Les voyages de loisirs comme les déplacements professionnels ont fortement rebondi après la pandémie, et les expériences de meilleure qualité sont particulièrement prisées. Cela dit, c’est une forme de voyage hybride intermédiaire qui prend réellement son envol: le «bleisure». Ce nom peu élégant (contraction d’«affaires» et de «loisirs» en anglais) désigne une façon de plus en plus populaire d’intégrer travail et vie privée. Ce type de voyage mixte se présente généralement sous deux formes: les voyageurs d’affaires qui ajoutent à leur déplacement (au début, à la fin ou aux deux extrémités) une période de vacances ou bien qui peuvent être accompagnés par leur famille ou des amis.
La taille du marché du bleisure devrait atteindre 732 milliards de dollars en 2034 contre 315 milliards de dollars en 2022Rapport de la Société Générale sur les voyages d’affaires, mars 2024 via S Escarrer. Ce marché est dominé par les voyages en Amérique du Nord, qui représentaient 31% du total mondial en 2022, même si la demande est également forte dans le reste du monde.
Selon un sondage réalisé par la Global Business Travel Association en 2022, quelque 41% des responsables des voyages d’affaires ont déclaré que leurs collaborateurs souhaitaient davantage d’opportunités de voyage mixtes. En outre, selon l’American Hotel & Lodging Association, 76% des voyageurs d’affaires ont déjà inclus des loisirs dans leurs voyages, et 89% espèrent en ajouter à leur prochain déplacement professionnel. D’autre part, le télétravail est détourné pour le travail pendant les vacances.
L’évolution du secteur touristique vers le «bleisure» coïncide avec une autre tendance: la montée en gamme des services et des hébergements. Deux ans après la réouverture des économies, les voyages internationaux devraient enfin passer au-dessus des niveaux qu’ils affichaient avant la pandémie, selon l’Organisation mondiale du tourisme des Nations Unies. Néanmoins, les taux de remplissage des hôtels sont toujours en baisse en Europe, malgré une augmentation de 6% du chiffre d’affaires par chambre disponible, selon SG Research.
C’est notamment dû au fait que les hôteliers ne cherchent pas par-dessus tout à atteindre une occupation maximale.

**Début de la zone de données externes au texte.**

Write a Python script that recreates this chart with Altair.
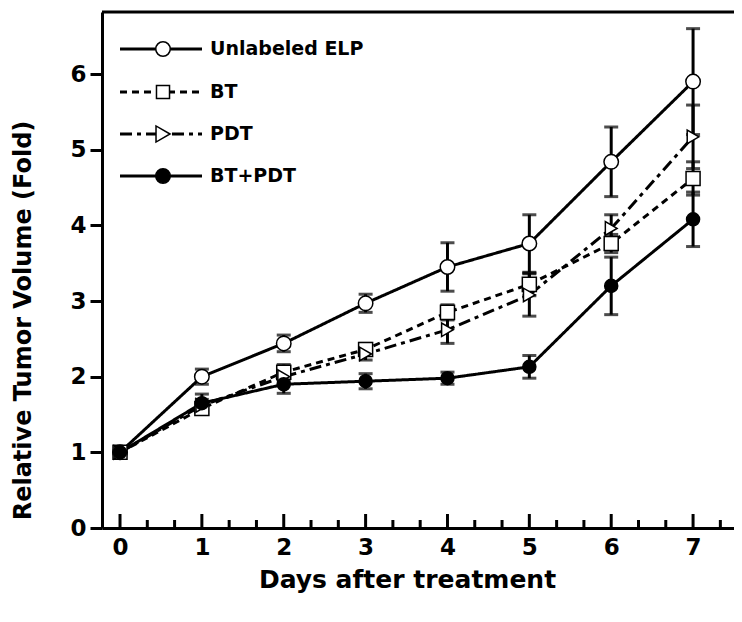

Ils ont pu augmenter les prix en améliorant les prestations proposées dans leurs chambres, par exemple en passant de quatre à cinq étoiles, ce qui attire les voyageurs plus haut de gamme. En partie, cela est dû à une contraction de l'offre, pour laquelle il existe plusieurs causes profondes.
Tout d’abord, la pandémie de Covid a gelé de nombreux projets de construction d’hôtels. Les nouvelles chambres manquent donc. De plus, pour attirer des voyageurs d’autres secteurs, les hôteliers ont ajouté des installations professionnelles de premier plan à leurs complexes touristiques et vice versa.
Deuxièmement, comme les marchés du travail sont tendus, les hôtels ont du mal à recruter suffisamment de personnel dans les hôtels. Au lieu d’augmenter davantage les salaires, certains établissements ont accepté des taux d’occupation inférieurs, et optimisent ainsi l’expérience client, mais à des tarifs plus élevés. L’inflation restant supérieure aux objectifs des banques centrales, ce changement opéré par les hôteliers leur permet de réduire leurs coûts d’exploitation. En outre, les professionnels de l’hôtellerie ont appris de leurs homologues du transport aérien et adoptent des modèles de tarification variables qui maximisent les revenus et le rendement.
Enfin, les autorités municipales se sont attaquées aux locations à court terme, telles que AirBnB, ce qui a encore réduit la disponibilité des chambres. Dans toute l’Europe, les autorités limitent le nombre maximal de jours de location à court terme des biens immobiliers et imposent des mesures de restriction sur l’octroi de licences.
Les clients se détournent donc des locations privées au profit des hôtels – les intentions de réservation dans ces derniers sont passées de 48 à 51% entre 2021 et 2023, tandis qu’elles ont chuté de 30 à 22% au cours de la même période dans les locations privéesDeloitte, février 2024 via S Escarrer.
Les voyageurs d’affaires ont tendance à exiger des services et des installations de meilleure qualité. Les voyageurs de loisirs recherchent la même chose, en partie à cause de l’émergence du «bleisure».
Alors que l’équilibre entre vie professionnelle et vie privée est de plus en plus flou, le travail en vacances et les vacances au travail pourraient bien devenir tout aussi habituels que le travail à domicile. La demande pour des séjours plus longs et des services plus hauts de gamme, notamment en matière d’hébergement de qualité, devrait en profiter, et les hôteliers y répondent.